Too late, damage done. Overtaxed and skills gone.
MarkS, Leeds,
You dont get it do you David? Too low interest rates are what got us into this mess. Lower rates would be disaster. The economy must be purged of its malinvestments and interest rates should rise significantly to encourage more saving i.e. to enlarge the pool of real funding. That's economics David.
Chris, Bristol,
Greenspan and Co. threw lots of money at us, this way they diverted our attention from the real issues.
It's all about control, if you can't see tyhat your blind.
tom, Caernarfon, Wales
So even Roger Bootle now thinks we could be facing financial collapse! A collapse produced by central bankers deliberately creating an illusory economic boom by keeping interest rates too low for years. Some think they should be lowered again! Madness. A 30s style Depression is around the corner.
chris, brighton,
Forget the US - They're about 6 times if not more when it comes to size of economy yet we owe proportionally the same as they do. ou tell me who is going to suffer more in the ong run. The US has had and continue to have a manufacturing base even though some of the goods they make have taken a hit.
Glynn, Kingston,
Frank. Economics have always "been of age."
Humans on the other hand...
We have single Mom with daughter glued to American Idol and good luck deciding which one is the parent. We have brokers and salesmen stuffing cash into bubblehead's panties for lunch and good luck deciding who is smart.
David G., Maui, HI,
What we are seeing is a transfer of wealth from the old to the young. The New Labour government has been the worst best friend of the average British youngster. I cannot see a single resson for a young working British person to vote Labour.
Costas, Cyprus,
If you define ONE MILLION extra civil servants doing useless jobs as economic growth, then we have had a wonderful time. The very real pain will now occur as those civil servants are paid by the rest of Britain until they die, because their unfunded pension scheme requires ongoing taxpayer support.
Tony, Newark,
Maybe it's as well that I can't pick up David Smith's columns back in Feb/Mar when there was no question of believing the official figures and the governments growth and inflation figures could be taken as read. I seem to remember your estimates for growth were about 2-3%, David. Still believe that?
Steve, Birmingham,
A Sunday morning sport that has engaged me for several months is to see how the eternal optimism of David Smith would cope with bad news when it came so overwhelming that even he could not dismiss it.

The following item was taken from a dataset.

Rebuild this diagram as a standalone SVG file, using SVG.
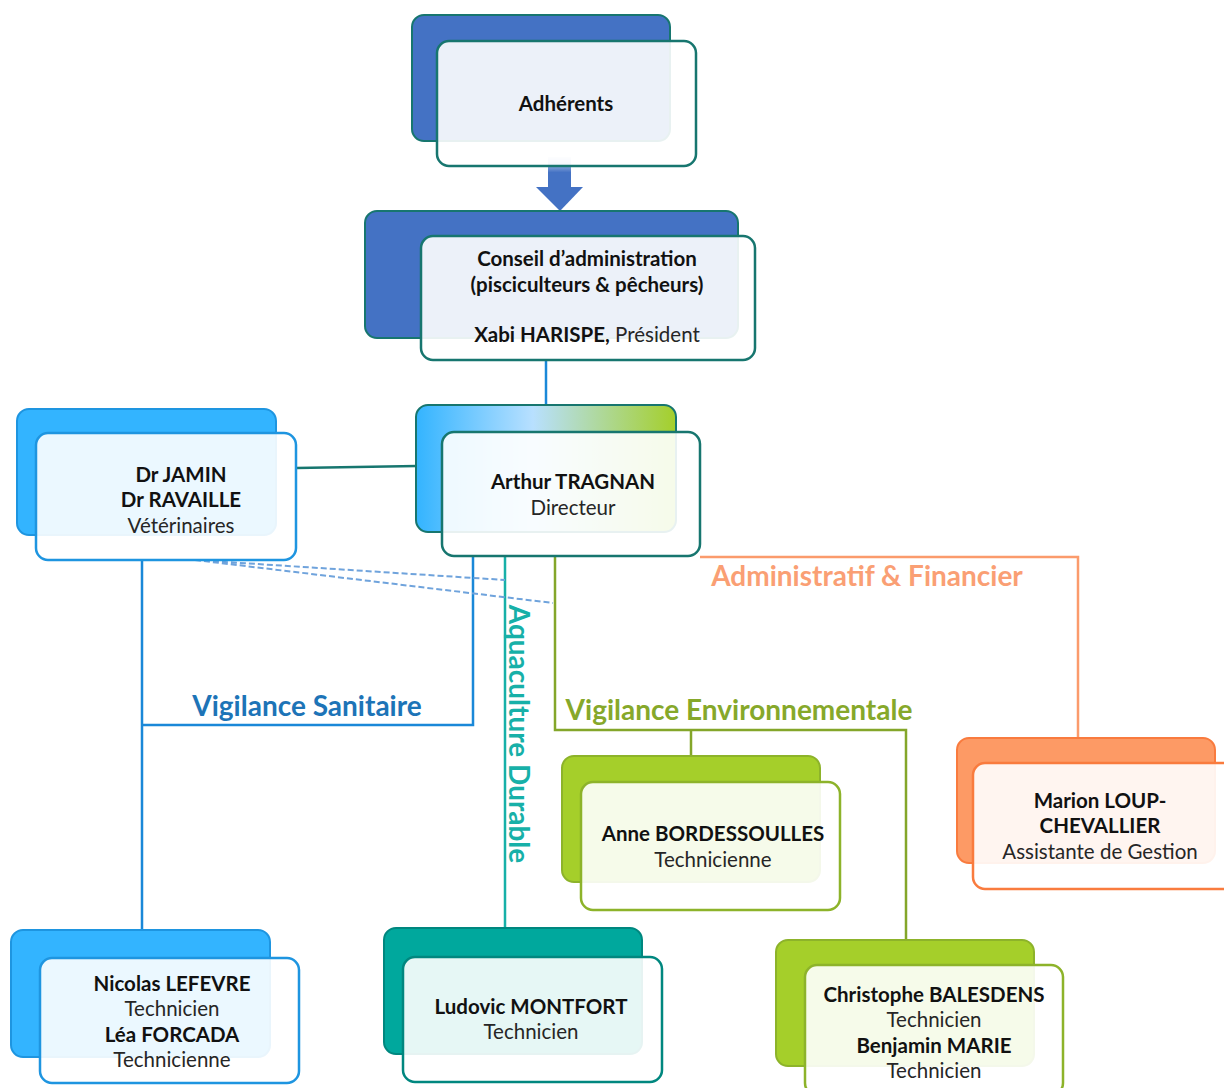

His response is so say the bad situation is only just becoming apparent!!
Dandelo, Lesneven, France
Munch, munch. The sound of your in-house Pollyannas eating their words. If only they had listened to the BIS earlier. But of course no-one wanted to be told that the whole debt fuelled boom was unsustainable and also basically fraudulent. As Schumpeter once said: 'Will economics ever come of age.'
Frank, London, UK
I am mystified about this so-called economic 'growth'. In the city where I live, the real productive economy stagnated about eight or nine years ago and has been in decline for the past five years; all the while house prices kept rising until a year ago, due to easy credit availability.
Paul, Coventry,
We must be doing much better than Mr. Smith thinks, because we have ordered two new aircraft carriers which will cost three times more than the estimates,plus the planes to fly from them. at least we shall be able to protect the empire,and the trade routes for our exports.oops, isn't it July.1908
Eddy, Bury St.Edmundas,
We're at the end of a credit boom, the end trigger by lax lending to people and business with credit risk (sub prime, "liar loans", "buy to flip", private equity buyouts etc). The inflation seen now has the same root source, earlier low american rates. Short painful inflation will lead to deflation
houghty, preston,
Low American rates from 2000 onwards led to huge pools of capital being made available to developed world consumers/busisness. Subsequent consumer spending led to developing world manufacturing boom. This may have led to overcapacity in the developing world. Also have price bubbles in most assetts.